En 1978, le cinéaste français Jacques Demy en a fait un film, en langue anglaise, sur une musique de Michel Legrand, appelé lui aussi « Lady Oscar ». Très populaire au Japon et dans toute l’Asie, il n’a quasiment pas été distribué en France. Le DVD est actuellement réédité. Le désormais célèbre Lambert Wilson y tenait un petit rôle.
Mme Ikeda, qui a repris à 47 ans des études musicales et mène aujourd’hui une carrière de chanteuse lyrique, doit se produire lundi au Petit Trianon du château de Versailles, où elle interprétera des pièces composées pour Marie-Antoinette.

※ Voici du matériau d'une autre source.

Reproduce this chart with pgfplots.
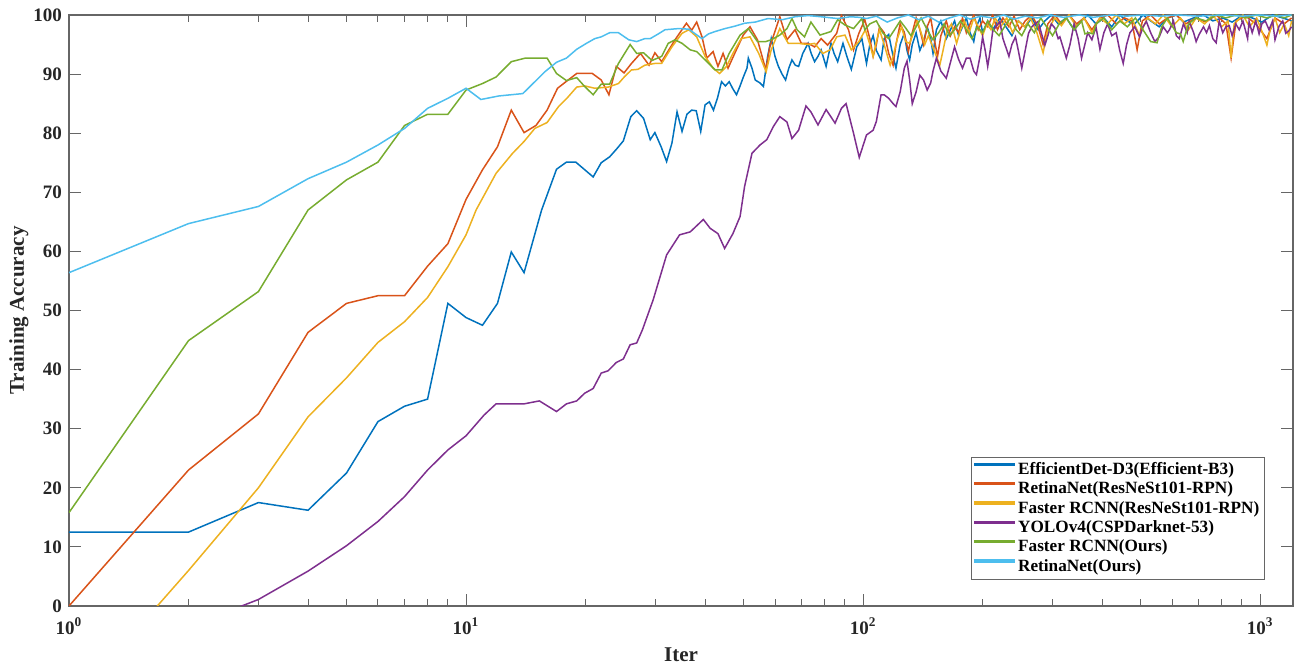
\documentclass[border=0pt]{standalone}
\usepackage{fontspec}
\setmainfont{Liberation Serif}
\usepackage{pgfplots}
\pgfplotsset{compat=1.18}
\definecolor{mlblue}{rgb}{0,0.447,0.741}
\definecolor{mlred}{rgb}{0.85,0.325,0.098}
\definecolor{mlyellow}{rgb}{0.929,0.694,0.125}
\definecolor{mlpurple}{rgb}{0.494,0.184,0.556}
\definecolor{mlgreen}{rgb}{0.466,0.674,0.188}
\definecolor{mlcyan}{rgb}{0.301,0.745,0.933}
\begin{document}
\begin{tikzpicture}
\begin{axis}[
  scale only axis, width=612pt, height=295.5pt,
  xmode=log, xmin=1, xmax=1210, ymin=0, ymax=100,
  xtick={1,10,100,1000},
  xticklabels={{10\textsuperscript{0}},{10\textsuperscript{1}},{10\textsuperscript{2}},{10\textsuperscript{3}}},
  minor xtick={2,3,4,5,6,7,8,9,20,30,40,50,60,70,80,90,200,300,400,500,600,700,800,900},
  ytick={0,10,...,100},
  /pgf/number format/assume math mode=true,
  tick label style={font=\bfseries\fontsize{9.5}{11}\selectfont, text=black!85},
  xticklabel style={yshift=-2.3pt},
  major tick length=6pt, minor tick length=3.5pt,
  tick style={black!60, line width=0.5pt},
  axis line style={black!60, line width=0.6pt},
  xlabel={Iter}, ylabel={Training Accuracy},
  label style={font=\bfseries\fontsize{10.5}{12}\selectfont, text=black!85},
  xlabel style={at={(axis description cs:0.5,-0.083)},anchor=center},
  ylabel style={at={(axis description cs:-0.041,0.5)},anchor=center},
  legend style={at={(0.977,0.044)}, anchor=south east, draw=black!60, line width=0.5pt,
    font=\bfseries\fontsize{8.6}{10}\selectfont, inner xsep=1pt, inner ysep=1.5pt,
    nodes={inner xsep=1.5pt, inner ysep=1.1pt}},
  legend cell align=left,
  legend image code/.code={\fill[#1] (0cm,0.55ex) rectangle (0.7cm,0.55ex+0.8pt);},
  every axis plot/.append style={line width=0.75pt},
]
\addplot[color=mlblue] coordinates {(1,12.5)(2,12.5)(3,17.5)(4,16.2)(5,22.5)(6,31.2)(7,33.8)(8,35)(9,51.2)(10,48.8)(11,47.5)(12,51.2)(13,59.9)(14,56.4)(15,63.6)(15.5,67)(16.9,73.9)(17.9,75.1)(18.9,75.1)(20.9,72.6)(21.9,75)(23,76)(24,77.4)(24.9,78.7)(26,82.8)(26.9,83.8)(28,82.5)(29.1,78.9)(29.9,80.1)(31,77.7)(32,75.2)(33,78.3)(34,83.6)(35,80.3)(36,83.2)(37,83.9)(38,83.8)(39,80.3)(40,84.8)(41,85.3)(42,83.9)(43,86)(44,88.7)(45,88)(46,88.7)(47,87.5)(48,86.5)(49,88)(50,89.6)(51,91)(51.4,92.7)(52.5,91)(53.5,89)(55,88.5)(56.1,87.9)(57.5,93)(58.7,96)(60,93)(61.2,91.3)(62.5,90)(63.8,89)(65,91)(66.2,92.4)(67.5,91.5)(68.8,91.3)(70.5,93.5)(72.7,95.2)(74,93.5)(75.5,92.1)(77,93)(78.4,94.1)(80.7,91.3)(83,95.2)(84.5,93.5)(86.3,92.1)(89,95.2)(91,93)(93.4,90.8)(96.4,94.6)(99.3,96)(102,91.8)(104,95)(106,96.5)(108,94)(111,92.4)(113,96)(116,96.7)(119,93)(121,91)(124,95)(127,96.9)(129,94)(131,92.4)(133,95)(136,97)(139,94)(142,95.5)(145,98)(148,96)(150,93.5)(153,97.5)(157,99)(162,96)(166,97.5)(170,99)(174,96.5)(178,98)(182,99.5)(186,97)(190,95.5)(193,98)(197,99.5)(200,97)(206,99)(212,97.5)(221,99.5)(229,98)(237,96.5)(246,99)(256,98)(266,99.5)(276,97.5)(287,99)(298,100)(310,98.5)(325,99.5)(340,97.5)(355,99)(368,100)(386,98.5)(404,99.5)(423,98)(443,100)(461,99)(483,98.5)(507,100)(530,99)(557,98)(584,99.5)(615,100)(641,98.8)(680,99.5)(720,100)(760,99)(805,99.5)(850,98.8)(905,100)(955,99.5)(1010,98.8)(1075,100)(1140,99.5)(1200,99)};
\addlegendentry{EfficientDet-D3(Efficient-B3)}
\addplot[color=mlred] coordinates {(1,0)(2,23)(3,32.5)(4,46.3)(5,51.2)(6,52.5)(7,52.5)(8,57.5)(9,61.3)(10,68.8)(11,73.8)(12,77.7)(13,83.9)(14,80.1)(15,81.3)(16,83.9)(17,87.6)(18,88.9)(19,90.1)(20.8,90.1)(21.9,89)(22.9,86.5)(23.9,91.3)(25,90.2)(26.1,91.8)(27.5,93.5)(28.9,91.5)(29.9,93.6)(31.1,92.1)(33.6,95.8)(35.9,98.6)(37,97.4)(38.1,98.8)(39.3,96.3)(40.4,92.7)(41.9,93.8)(43.1,91.3)(44.4,93.5)(45.7,91)(47.5,93.5)(49.9,96.6)(51.9,98)(54.2,95.8)(56.9,90.7)(58.2,94.6)(61.7,99.7)(64.3,95.8)(67.4,97.5)(69.9,95.2)(72.7,95.2)(75.5,94.6)(78.4,96)(81.4,94.9)(85.8,96.9)(88.2,99.9)(91.9,97.5)(94.6,94.1)(97.6,96.9)(101,99.2)(104,96)(106,93)(108,95)(110,98)(113,97)(116,93.5)(119,91.5)(121,95)(124,98.5)(127,97)(130,93.8)(133,97)(136,99.5)(139,97.5)(142,95)(145,98)(148,99.5)(151,96)(154,93)(157,96.5)(162,99)(166,96.5)(170,98)(174,97)(178,99.5)(182,97)(186,98.5)(190,100)(195,97.5)(200,99)(206,98)(212,100)(218,97.5)(225,99.5)(233,98)(240,99.8)(248,97.5)(256,99)(266,100)(276,98)(284,95)(292,98.5)(304,100)(316,98.5)(330,100)(345,98.5)(360,99.5)(377,97.5)(395,99.5)(413,100)(434,98.5)(455,99.5)(475,99)(490,94.1)(505,99)(530,100)(557,98.5)(584,99.5)(615,100)(650,98.5)(690,99.5)(730,98.8)(775,100)(820,98.5)(845,92.7)(870,99)(920,99.8)(975,98.5)(1040,96)(1090,99.5)(1150,98.5)(1200,99.5)};
\addlegendentry{RetinaNet(ResNeSt101-RPN)}
\addplot[color=mlyellow] coordinates {(1,-17)(2,6)(3,20)(4,32)(5,38.6)(6,44.6)(7,48.1)(8,52.2)(9,57.4)(10,62.8)(10.6,67)(11.9,73.2)(13.1,76.6)(14,78.6)(14.9,80.8)(16,81.8)(17.1,84.5)(18,86)(19,87.8)(19.9,88)(21.1,87.6)(22.8,87.8)(24.2,88.4)(25.1,89.6)(26.1,90.7)(27.1,90.8)(28.2,91.5)(29.9,91.8)(31.1,91.8)(33,94.6)(35,96.9)(36.4,97.5)(38.1,96.3)(40,93)(41.9,91)(43.5,90.1)(45.3,91.3)(47,93.5)(49.3,96)(51.9,96.3)(54.6,93.5)(57,90.4)(58.7,94.1)(61.7,97.7)(64.8,95.2)(68.8,95.2)(72.7,95)(75.5,95.2)(79.2,93.5)(82.6,94.1)(85.8,96.3)(90,96.6)(93.4,94.1)(97.6,95.5)(101.3,97.5)(104,95)(106,93)(108,95.5)(110,97.5)(113,95)(117,91.5)(119,93)(122,96)(125,98)(128,95.5)(131,95.2)(134,97)(137,99)(140,97)(143,95)(146,96.5)(149,95)(152,93.5)(156,91.5)(159,94)(163,97.5)(167,98.5)(172,95.2)(176,97.5)(180,99)(185,97)(190,99.5)(195,98)(200,96.5)(205,98.5)(210,97.5)(215,99.5)(222,98)(230,99.5)(238,97)(246,99)(255,98)(264,99.5)(274,97)(284,93.6)(292,97.5)(304,99.5)(316,98.2)(330,100)(345,98)(360,99.5)(377,97)(395,99.5)(413,98.5)(434,100)(455,98.5)(475,99.5)(497,96.5)(520,99.5)(545,98.5)(570,100)(600,98)(630,99.5)(660,97.5)(690,99.5)(725,98.5)(760,100)(800,98)(830,99)(845,92.7)(860,98.5)(905,100)(940,98)(980,99.5)(1020,96.5)(1040,94.9)(1060,97.5)(1090,99.5)(1120,97)(1150,98.5)(1180,96.5)(1200,99)};
\addlegendentry{Faster RCNN(ResNeSt101-RPN)}
\addplot[color=mlpurple] coordinates {(1,-11)(2,-3.5)(3,1.1)(4,5.9)(5,10.2)(6,14.3)(7,18.5)(8,23)(9,26.4)(10,28.8)(11.1,32.3)(11.9,34.2)(13,34.2)(14,34.2)(15.3,34.7)(16.9,32.9)(17.9,34.2)(19,34.7)(19.9,36)(20.9,36.8)(21.9,39.4)(22.8,39.8)(23.9,41.2)(24.9,41.8)(25.9,44.2)(26.9,44.5)(27.8,46.7)(29.6,51.8)(32,59.4)(34.5,62.8)(36.7,63.3)(39.6,65.4)(41.2,63.9)(43.1,63)(44.8,60.5)(47,63)(49,65.9)(50.3,71)(52.5,76.6)(55,78)(57.2,78.9)(59.4,81.1)(61.7,82.8)(64.3,81.9)(66.2,79.1)(68.8,80.5)(71.8,84.6)(73.9,83.6)(77,81.4)(80.7,84)(85,81.7)(88.2,84.2)(90.6,85)(94.6,80)(97.8,75.9)(102,79.7)(106,80.5)(108,82)(111,86.5)(113,86.5)(116,85.9)(119,85)(121,84.5)(124,87)(127,91)(129,92.2)(131,89)(133,85)(136,87)(139,89.8)(142,89)(145,87.3)(148,88.5)(150,90.5)(153,92.7)(157,90.5)(162,89.3)(166,92)(170,94.6)(174,92.5)(178,91)(182,92.7)(186,92.7)(190,90.5)(193,89.9)(197,93)(200,96.3)(203,94)(206,91.3)(209,94)(212,97.2)(216,98)(221,98.9)(225,96)(229,94.5)(233,93)(237,95)(242,96.3)(246,94)(251,91)(256,94)(261,96.9)(266,98)(271,98.5)(276,98.9)(281,97)(287,94.9)(292,96.5)(298,98.5)(304,97.8)(310,96)(313,96.3)(319,94.5)(325,92.7)(332,95)(340,98.5)(348,96)(355,92.7)(360,94.4)(368,97)(377,95.8)(386,98)(395,94.2)(404,97)(413,98.5)(423,96.5)(434,97)(443,94)(452,91.8)(461,95)(470,97)(483,98)(497,96.3)(507,98)(517,98.9)(530,97)(543,95.5)(557,96.3)(570,98)(584,97)(591,97.5)(605,99)(615,96.5)(626,96)(641,98.5)(655,97)(663,98.9)(680,97)(690,95.5)(702,96.7)(720,98)(733,97)(745,98.2)(760,96)(775,95.3)(789,99)(805,97)(820,98)(836,98.2)(850,96.5)(868,98.5)(886,97.5)(905,99)(930,96)(938,98.9)(955,97)(975,99)(994,96.8)(1010,98.5)(1030,99)(1053,97.5)(1075,99)(1090,95.8)(1116,98.1)(1140,99)(1160,96.9)(1180,97.3)(1200,98)};
\addlegendentry{YOLOv4(CSPDarknet-53)}
\addplot[color=mlgreen] coordinates {(1,15.8)(2,44.9)(3,53.2)(4,67)(5,72.1)(6,75.1)(7,81.3)(8,83.2)(9,83.2)(10,87.3)(11,88.4)(11.9,89.5)(13,92.1)(14.1,92.7)(16,92.7)(16.9,90.1)(17.9,88.9)(19,89.4)(19.9,87.9)(20.9,86.5)(21.9,88.3)(23,88.3)(24.2,91.8)(25.9,95)(26.9,93.5)(28,93.6)(29.4,92.3)(31.1,93)(32.3,95.2)(33.6,95.8)(35,95.2)(36.7,94.1)(38.1,93.8)(40,92.4)(42.4,90.7)(44.1,90.7)(46,93.5)(49,96.6)(51.4,97.7)(54.2,95.5)(56.9,95.5)(58.7,95.8)(61.7,96.6)(64.3,97.7)(66.2,99.4)(68.2,97.5)(71.2,96.3)(73.9,98.8)(77.9,96.6)(83,97.2)(86.3,99.2)(90,98.3)(94.6,97.7)(99.3,99.4)(101,97.5)(104,98.5)(108,99)(112,97)(116,96)(120,97.5)(124,99)(128,97.8)(132,96.5)(136,98)(140,99.5)(145,97.5)(150,95.8)(155,97)(160,98.5)(165,96.5)(170,97.5)(176,99)(182,97.5)(188,96)(194,98)(200,97)(206,99)(213,97.5)(220,96.5)(227,98)(235,99.5)(243,97.5)(251,96.5)(260,98.5)(270,97)(280,99.5)(290,98)(300,96.5)(312,98.5)(325,99.5)(340,97.5)(355,99)(362,96.8)(370,97)(380,96.8)(386,98.5)(404,99.5)(423,97.5)(443,99)(463,98)(485,99.5)(507,97.5)(530,95.5)(550,95.3)(565,98)(584,99.5)(615,97)(630,96.8)(640,95.5)(660,98.5)(690,99.5)(730,99)(775,100)(820,99.5)(870,100)(920,99.5)(975,100)(1040,99.5)(1100,100)(1150,99.5)(1200,100)};
\addlegendentry{Faster RCNN(Ours)}
\addplot[color=mlcyan] coordinates {(1,56.4)(2,64.7)(3,67.6)(4,72.3)(5,75.1)(6,78)(7,80.8)(8,84.2)(9,85.9)(10,87.6)(10.9,85.7)(12.1,86.3)(13.9,86.7)(14.9,88.7)(15.8,90.4)(16.9,92)(17.9,92.7)(19,94.2)(20.1,95.2)(21.1,96)(21.9,96.3)(23,97)(24.2,97)(25.7,95.8)(26.9,95.5)(28.2,96)(29.1,96)(30.5,96.8)(31.7,97.5)(34.3,97.7)(36.4,97.6)(37.8,96.8)(39.3,96)(40.8,96.8)(42.4,97.2)(44.9,97.7)(47.5,98.1)(50.3,98.6)(53.5,98.8)(57.6,99.4)(62.6,99.2)(67.4,99.7)(72.7,99.9)(78.4,99.7)(86.3,99.4)(93,99.7)(98,99.6)(102,99.4)(108,99.8)(115,98.8)(122,99.5)(130,100)(138,99.2)(146,99.8)(155,98.8)(165,99.5)(175,100)(186,99.3)(198,99.8)(212,99.5)(226,100)(240,99.3)(256,99.8)(275,99.5)(295,100)(320,99.6)(350,100)(380,99.6)(420,100)(460,99.8)(510,100)(560,99.8)(620,100)(700,99.8)(800,100)(900,99.8)(1000,100)(1100,99.8)(1200,100)};
\addlegendentry{RetinaNet(Ours)}
\end{axis}
\pgfresetboundingbox
\path ([shift={(-34.5pt,-30pt)}]current axis.south west) rectangle ([shift={(1pt,7.5pt)}]current axis.north east);
\end{tikzpicture}
\end{document}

La veuve de Jacques Demy, Agnès Varda, y assistera.
« Il y a 40 ans, il était très mal vu pour une femme de travailler, et encore plus de dessiner des mangas, considérés comme un poison pour les enfants. J’avais 20 ans et, pour moi, inventer le personnage d’Oscar, une femme travestie en homme afin de se réaliser, était un symbole de l’oppression des femmes, au XVIIIe siècle en France, comme au Japon au XXe siècle », a expliqué Riyoko Ikeda, qui s’exprimait en japonais.
L’artiste a aussi créé des mangas autour de la reine Christine de Suède et de l’impératrice de Russie Catherine II, toutes deux féministes avant l’heure selon Mme Ikeda et tenues de se comporter en homme pour asseoir leur pouvoir.
« J’ai aussi réalisé un manga sur Napoléon, un personnage historique controversé qui me fascine. A chaque fois que je vais à Paris, je fais un pèlerinage sur son tombeau aux Invalides et j’ai parcouru tous les champs de bataille de l’époque. J’ai aussi repris à pied la Route Napoléon », dans le sud-est de la France, a-t-elle assuré, en dévoilant au public la Légion d’honneur française, créée par l’Empereur, dont elle a été décorée en 2008.